UPDATED 18:37 EDT / JUNE 07 2017

BIG DATA

Sumo Logic seeks to disrupt pricing for log analytics

Sumo Logic Inc., a well-funded log management and analytics startup, has introduced a new pricing scheme and expanded data ingestion capabilities to its core product, which provides an analytics layer that companies can use to manage applications.

The company said these enhancements, announced Tuesday, add up to the first cloud-native application management platform to provide a unified system for ingesting, analyzing and correlating a combination of structured and semi-structured log data across a variety of cloud systems, containers, third party integration tools, networks, devices and environments.

Sumo Logic, which has raised $155 million from a blue-chip assortment of venture capitalists, is taking on log analytics market leader Splunk Inc. with an approach that uses machine learning to simplify the overwhelming volume of data that organizations gather continually from a variety of applications, platforms and monitors. It said its platform can whittle down mountains of log file data into common groupings in much the same way Google News groups and categorizes new stories gathered from across the web. The platform also enables analytics reports to be shared between teams such as DevOps, security, operations and the business organizations.

The biggest change in this version is a new licensing scheme for large customers that is based on the characteristics of the data being analyzed. “We’re going from volume-based to value-based licensing,” said Kalyan Ramanathan, vice president of product marketing. “This will enable customers to support different retention schemes for their data and different types of analytics based upon the use case.” The company is also adding a seasonal dimension to its pricing schedule, which is useful for companies in cyclical industries like retail.

While the more flexible licensing scheme is primarily oriented toward larger customers, “most customers will get the flexibility to better adapt their machine data needs to their budgets,” Ramanathan said. This doesn’t necessarily add up to an increase or decrease in price, but rather a more flexible approach to matching usage to cost. Among the variables that affect cost are data retention cycles, the type of analytics used, number of users and season or business cycle.

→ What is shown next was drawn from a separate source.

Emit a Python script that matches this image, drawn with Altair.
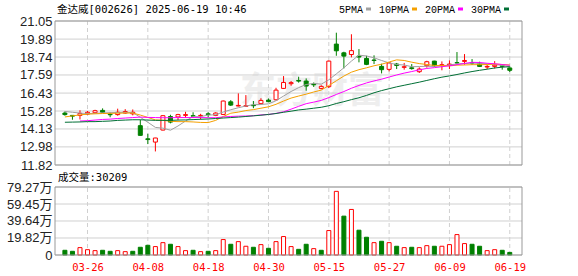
import altair as alt
import pandas as pd

# ---------------- data ----------------
dates = ["03-21", "03-24", "03-25", "03-26", "03-27", "03-28", "03-31", "04-01", "04-02", "04-03",
         "04-07", "04-08", "04-09", "04-10", "04-11", "04-14", "04-15", "04-16", "04-17", "04-18",
         "04-21", "04-22", "04-23", "04-24", "04-25", "04-28", "04-29", "04-30", "05-06", "05-07",
         "05-08", "05-09", "05-12", "05-13", "05-14", "05-15", "05-16", "05-19", "05-20", "05-21",
         "05-22", "05-23", "05-26", "05-27", "05-28", "05-29", "05-30", "06-03", "06-04", "06-05",
         "06-06", "06-09", "06-10", "06-11", "06-12", "06-13", "06-16", "06-17", "06-18", "06-19"]

opens = [15.15, 15.00, 15.00, 15.08, 15.17, 15.32, 15.07, 15.05, 15.15, 15.10,
         14.34, 13.50, 13.29, 14.06, 14.93, 14.90, 15.00, 14.98, 14.97, 15.10,
         15.00, 15.06, 15.87, 15.60, 15.58, 15.66, 15.75, 15.98, 16.00, 16.73,
         17.03, 17.24, 17.20, 17.00, 16.73, 16.84, 19.57, 19.01, 18.90, 18.80,
         18.65, 18.55, 18.14, 17.95, 18.29, 18.08, 18.05, 17.80, 18.18, 18.48,
         18.20, 18.23, 18.38, 18.46, 18.38, 18.31, 18.10, 18.14, 18.18, 18.04]
highs = [15.25, 15.02, 15.33, 15.28, 15.36, 15.45, 15.19, 15.43, 15.40, 15.38,
         14.72, 13.82, 13.56, 15.02, 15.04, 15.10, 15.23, 15.20, 15.10, 15.20,
         15.20, 15.95, 15.98, 16.41, 16.30, 15.92, 16.10, 16.08, 16.77, 17.52,
         17.20, 17.48, 17.37, 17.11, 16.93, 18.52, 20.30, 19.08, 20.20, 19.25,
         18.82, 18.85, 18.31, 18.42, 18.36, 18.36, 18.29, 18.08, 18.50, 18.50,
         18.46, 18.53, 19.06, 18.93, 18.61, 18.44, 18.23, 18.48, 18.27, 18.14]
lows = [14.98, 14.72, 14.74, 15.05, 15.15, 15.18, 14.88, 14.98, 15.10, 15.00,
        13.70, 13.16, 12.69, 14.04, 14.49, 14.70, 14.85, 14.83, 14.74, 14.87,
        14.95, 15.04, 15.60, 15.58, 15.56, 15.46, 15.70, 15.84, 15.96, 16.70,
        16.90, 17.10, 16.58, 16.82, 16.67, 16.75, 18.82, 18.01, 18.72, 18.40,
        18.22, 18.29, 17.69, 17.82, 17.97, 17.93, 17.93, 17.72, 18.06, 18.10,
        17.89, 17.97, 18.25, 18.25, 18.23, 18.10, 17.97, 18.00, 17.93, 17.78]
closes = [15.05, 14.95, 15.13, 15.20, 15.30, 15.20, 15.04, 15.20, 15.25, 15.20,
          13.72, 13.45, 13.55, 14.98, 14.57, 15.05, 15.05, 14.95, 15.00, 15.06,
          15.15, 15.92, 15.66, 15.64, 15.62, 15.62, 15.96, 15.88, 16.62, 17.11,
          17.10, 17.20, 16.88, 16.96, 16.86, 18.48, 19.14, 18.80, 19.15, 18.74,
          18.27, 18.52, 17.93, 18.36, 18.20, 18.12, 18.00, 17.97, 18.44, 18.18,
          18.25, 18.29, 18.36, 18.52, 18.35, 18.14, 18.14, 18.22, 18.14, 17.89]

# volume in 万 (10k)
volumes = [5.5, 4.3, 8.6, 6.2, 5.1, 5.5, 4.3, 5.1, 3.9, 4.3,
           9.0, 11.3, 9.8, 14.4, 12.5, 9.8, 5.1, 5.5, 3.9, 4.3,
           5.1, 18.0, 12.5, 15.6, 10.2, 9.0, 12.1, 7.8, 15.6, 21.5,
           9.8, 6.6, 12.5, 7.4, 5.5, 28.5, 74.2, 45.3, 53.1, 28.9,
           20.7, 14.4, 16.0, 14.4, 10.2, 8.6, 9.0, 8.6, 10.9, 10.2,
           10.2, 12.1, 23.8, 13.3, 12.5, 10.2, 5.1, 6.2, 5.5, 3.02]
# 1 = red (up) volume bar, 0 = green
volume_up = [0, 0, 1, 1, 1, 0, 0, 1, 1, 0,
             0, 0, 1, 1, 0, 1, 1, 0, 1, 0,
             1, 1, 0, 1, 1, 0, 1, 0, 1, 1,
             1, 0, 0, 1, 0, 1, 1, 0, 1, 0,
             0, 1, 0, 1, 0, 1, 0, 1, 1, 0,
             1, 1, 1, 1, 0, 0, 1, 1, 0, 0]

ma5 = [15.25, 15.20, 15.15, 15.12, 15.13, 15.16, 15.17, 15.19, 15.20, 15.18,
       14.88, 14.56, 14.23, 14.18, 14.05, 14.32, 14.64, 14.92, 14.92, 15.02,
       15.04, 15.22, 15.36, 15.49, 15.60, 15.69, 15.70, 15.74, 15.94, 16.24,
       16.53, 16.78, 16.98, 17.05, 17.00, 17.28, 17.66, 18.05, 18.48, 18.86,
       18.81, 18.69, 18.52, 18.36, 18.26, 18.23, 18.12, 18.13, 18.15, 18.14,
       18.17, 18.23, 18.30, 18.32, 18.35, 18.33, 18.30, 18.27, 18.20, 18.11]
ma10 = [14.90, 14.97, 15.03, 15.08, 15.10, 15.12, 15.13, 15.14, 15.15, 15.15,
        15.02, 14.87, 14.71, 14.69, 14.62, 14.60, 14.60, 14.58, 14.55, 14.54,
        14.68, 14.93, 15.14, 15.21, 15.31, 15.37, 15.46, 15.55, 15.71, 15.92,
        16.11, 16.24, 16.36, 16.50, 16.62, 16.91, 17.22, 17.52, 17.77, 17.93,
        18.05, 18.18, 18.28, 18.42, 18.56, 18.52, 18.41, 18.32, 18.26, 18.20,
        18.20, 18.17, 18.22, 18.23, 18.25, 18.25, 18.26, 18.29, 18.26, 18.23]
ma20 = [None, None, 14.64, 14.66, 14.70, 14.74, 14.76, 14.80, 14.83, 14.86,
        14.89, 14.87, 14.86, 14.85, 14.85, 14.86, 14.86, 14.86, 14.86, 14.85,
        14.85, 14.90, 14.93, 14.95, 14.96, 14.98, 15.03, 15.06, 15.13, 15.23,
        15.40, 15.58, 15.75, 15.85, 15.96, 16.14, 16.34, 16.53, 16.74, 16.92,
        17.08, 17.21, 17.32, 17.46, 17.59, 17.71, 17.81, 17.92, 18.01, 18.06,
        18.12, 18.18, 18.25, 18.33, 18.40, 18.39, 18.34, 18.31, 18.26, 18.21]
ma30 = [14.56, 14.57, 14.58, 14.60, 14.60, 14.62, 14.64, 14.68, 14.70, 14.72,
        14.72, 14.70, 14.68, 14.68, 14.68, 14.70, 14.71, 14.73, 14.75, 14.77,
        14.80, 14.83, 14.86, 14.89, 14.93, 14.97, 15.01, 15.06, 15.12, 15.20,
        15.27, 15.35, 15.40, 15.46, 15.52, 15.62, 15.76, 15.88, 16.01, 16.13,
        16.28, 16.45, 16.59, 16.71, 16.83, 16.93, 17.03, 17.13, 17.24, 17.35,
        17.45, 17.53, 17.62, 17.72, 17.81, 17.89, 17.96, 18.04, 18.09, 18.12]

price_ticks = [11.82, 12.98, 14.13, 15.28, 16.43, 17.59, 18.74, 19.89, 21.05]
volume_ticks = [0, 19.82, 39.64, 59.45, 79.27]
label_dates = ["03-26", "04-08", "04-18", "04-30", "05-15", "05-27", "06-09", "06-19"]

title_text = "金达威[002626] 2025-06-19 10:46"
volume_title = "成交量:30209"
watermark_text = "东方财富"
ma_names = ["5PMA", "10PMA", "20PMA", "30PMA"]
ma_colors = ["#a0a0a0", "#f5a000", "#ff00ff", "#006f35"]

# ---------------- styling / layout ----------------
RED = "#ff0000"
GREEN = "#008000"
GRID = "#d0d0d0"
FRAME = "#999999"
MONO = "DejaVu Sans Mono, Noto Sans CJK SC"
SANS = "Liberation Sans, Noto Sans CJK SC"
W = 467            # plot width
H_PRICE = 144      # price panel height
GAP = 22           # gap between panels
H_VOL = 68         # volume panel height
H = H_PRICE + GAP + H_VOL
VOL_TOP = H_PRICE + GAP

n = len(dates)
idx = list(range(n))
label_idx = [dates.index(d) for d in label_dates]

candles = pd.DataFrame({"i": idx, "date": dates, "open": opens, "high": highs,
                        "low": lows, "close": closes})
candles["dir"] = ["up" if c >= o else "down" for o, c in zip(opens, closes)]
vol_df = pd.DataFrame({"i": idx, "vol": volumes,
                       "vdir": ["up" if u else "down" for u in volume_up]})

xscale = alt.Scale(domain=[-0.65, n - 1 + 0.96], nice=False, zero=False)
pscale = alt.Scale(domain=[price_ticks[0], price_ticks[-1]], range=[H_PRICE, 0],
                   nice=False, zero=False)
vscale = alt.Scale(domain=[volume_ticks[0], volume_ticks[-1]], range=[H, VOL_TOP],
                   nice=False, zero=False)
stroke_scale = alt.Scale(domain=["up", "down"], range=[RED, GREEN])
fill_scale = alt.Scale(domain=["up", "down"], range=["#ffffff", GREEN])

labels_js = "[" + ",".join("'%s'" % d for d in label_dates) + "]"
idx_js = "[" + ",".join(str(v) for v in label_idx) + "]"
date_axis = alt.Axis(values=label_idx, labelExpr=f"{labels_js}[indexof({idx_js}, datum.value)]",
                     title=None, grid=False, ticks=False, domain=False, labelPadding=7,
                     labelColor=RED, labelFont=MONO, labelFontSize=10.5,
                     labelOverlap=False, labelFlush=False, orient="bottom")
price_axis = alt.Axis(values=price_ticks, format=".2f", title=None, grid=False, orient="left",
                      ticks=False, domain=False, labelPadding=3, labelFont=SANS,
                      labelFontSize=13, labelColor="#222222", labelBaseline="middle")
vol_axis = alt.Axis(values=volume_ticks, orient="left",
                    labelExpr="datum.value == 0 ? '0' : format(datum.value, '.2f') + '万'",
                    title=None, grid=False, ticks=False, domain=False, labelPadding=3,
                    labelFont=SANS, labelFontSize=13, labelColor="#222222",
                    labelBaseline="middle")

X = alt.X("i:Q", scale=xscale, axis=date_axis)

# ---------------- price panel ----------------
watermark = alt.Chart(pd.DataFrame({"t": [watermark_text]})).mark_text(
    font="Noto Sans CJK SC", fontSize=36, fontWeight="bold", color="#eeeeee",
    align="center", baseline="middle"
).encode(x=alt.value(257), y=alt.value(71), text="t:N")

hgrid = alt.Chart(pd.DataFrame({"p": price_ticks})).mark_rule(
    color=GRID, strokeWidth=1
).encode(y=alt.Y("p:Q", scale=pscale, axis=price_axis))

vgrid = alt.Chart(pd.DataFrame({"i": label_idx, "lo": price_ticks[0], "hi": price_ticks[-1]})).mark_rule(
    color=GRID, strokeWidth=1, strokeDash=[4, 3]
).encode(x=X, y=alt.Y("lo:Q", scale=pscale, axis=price_axis), y2="hi:Q")

wicks = alt.Chart(candles).mark_rule(strokeWidth=1).encode(
    x=X,
    y=alt.Y("low:Q", scale=pscale, axis=price_axis),
    y2="high:Q",
    stroke=alt.Stroke("dir:N", scale=stroke_scale, legend=None),
)

bodies = alt.Chart(candles).mark_bar(size=4, strokeWidth=1).encode(
    x=X,
    y=alt.Y("open:Q", scale=pscale, axis=price_axis),
    y2="close:Q",
    fill=alt.Fill("dir:N", scale=fill_scale, legend=None),
    stroke=alt.Stroke("dir:N", scale=stroke_scale, legend=None),
)

ma_layers = []
for name, color, series in zip(ma_names, ma_colors, [ma5, ma10, ma20, ma30]):
    d = pd.DataFrame({"i": idx, "v": series}).dropna()
    ma_layers.append(
        alt.Chart(d).mark_line(color=color, strokeWidth=1).encode(
            x=X, y=alt.Y("v:Q", scale=pscale, axis=price_axis),
        )
    )

price_frame = alt.Chart(pd.DataFrame({"t": [0]})).mark_rect(
    fillOpacity=0, stroke=FRAME, strokeWidth=1
).encode(x=alt.value(0), x2=alt.value(W), y=alt.value(0), y2=alt.value(H_PRICE))

price_group = alt.layer(watermark, hgrid, vgrid, wicks, bodies, *ma_layers)

# ---------------- volume panel ----------------
vhgrid = alt.Chart(pd.DataFrame({"p": volume_ticks})).mark_rule(
    color=GRID, strokeWidth=1
).encode(y=alt.Y("p:Q", scale=vscale, axis=vol_axis))

vvgrid = alt.Chart(pd.DataFrame({"i": label_idx, "lo": volume_ticks[0], "hi": volume_ticks[-1]})).mark_rule(
    color=GRID, strokeWidth=1, strokeDash=[4, 3]
).encode(x=X, y=alt.Y("lo:Q", scale=vscale, axis=vol_axis), y2="hi:Q")

vbars = alt.Chart(vol_df).mark_bar(size=4, strokeWidth=1).encode(
    x=X,
    y=alt.Y("vol:Q", scale=vscale, axis=vol_axis),
    fill=alt.Fill("vdir:N", scale=fill_scale, legend=None),
    stroke=alt.Stroke("vdir:N", scale=stroke_scale, legend=None),
)

vol_group = alt.layer(vhgrid, vvgrid, vbars)

vol_frame = alt.Chart(pd.DataFrame({"t": [0]})).mark_rect(
    fillOpacity=0, stroke=FRAME, strokeWidth=1
).encode(x=alt.value(0), x2=alt.value(W), y=alt.value(VOL_TOP), y2=alt.value(H))

# ---------------- texts ----------------
title_layer = alt.Chart(pd.DataFrame({"t": [title_text]})).mark_text(
    font=MONO, fontSize=10.5, color="#000000", align="left", baseline="alphabetic"
).encode(x=alt.value(2), y=alt.value(-8), text="t:N")

vtitle = alt.Chart(pd.DataFrame({"t": [volume_title]})).mark_text(
    font=MONO, fontSize=10.5, color="#000000", align="left", baseline="alphabetic"
).encode(x=alt.value(3), y=alt.value(VOL_TOP - 6), text="t:N")

legend_layers = []
lx = 284
for name, color in zip(ma_names, ma_colors):
    one = pd.DataFrame({"t": [name]})
    legend_layers.append(
        alt.Chart(one).mark_text(font="Liberation Mono", fontSize=10, color="#000000",
                                 align="left", baseline="alphabetic")
        .encode(x=alt.value(lx), y=alt.value(-8), text="t:N")
    )
    sx = lx + 6 * len(name) + 3
    legend_layers.append(
        alt.Chart(one).mark_rect(color=color).encode(
            x=alt.value(sx), x2=alt.value(sx + 5), y=alt.value(-13.5), y2=alt.value(-10.5)
        )
    )
    lx = sx + 13

chart = alt.layer(
    price_group, vol_group, price_frame, vol_frame, title_layer, vtitle, *legend_layers
).resolve_scale(
    y="independent"
).properties(
    width=W, height=H,
    padding={"left": 55, "top": 21, "right": 56, "bottom": 21},
    autosize=alt.AutoSizeParams(type="none"),
    background="#ffffff",
).configure_view(stroke=None)

chart.save("out.html", embed_options={"renderer": "svg", "actions": False})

On the input side, Sumo Logic supports more than 50 on-premises applications natively as well as Windows and Linux servers along with most popular web servers, database servers and networking devices. This new release adds support for Pivotal Software Inc.’s Cloud Foundry and the Google Cloud Platform to existing support for cloud platforms from Amazon Web Services Inc., Microsoft Corp. and Heroku Inc.

The company is also brushing up its user interface, adding public dashboards and improving content-sharing features. Collaboration capabilities are currently limited to the Sumo Logic platform, but support for popular collaboration applications like Slack Technologies Inc.’s Slack are planned, Ramanathan said. 

A free edition of the platform can analyze up to 500 megabytes of data per day. The Professional Edition is priced from $90 per month on an annual commitment for 1 gigabyte per day of input data and 50 data points per minute.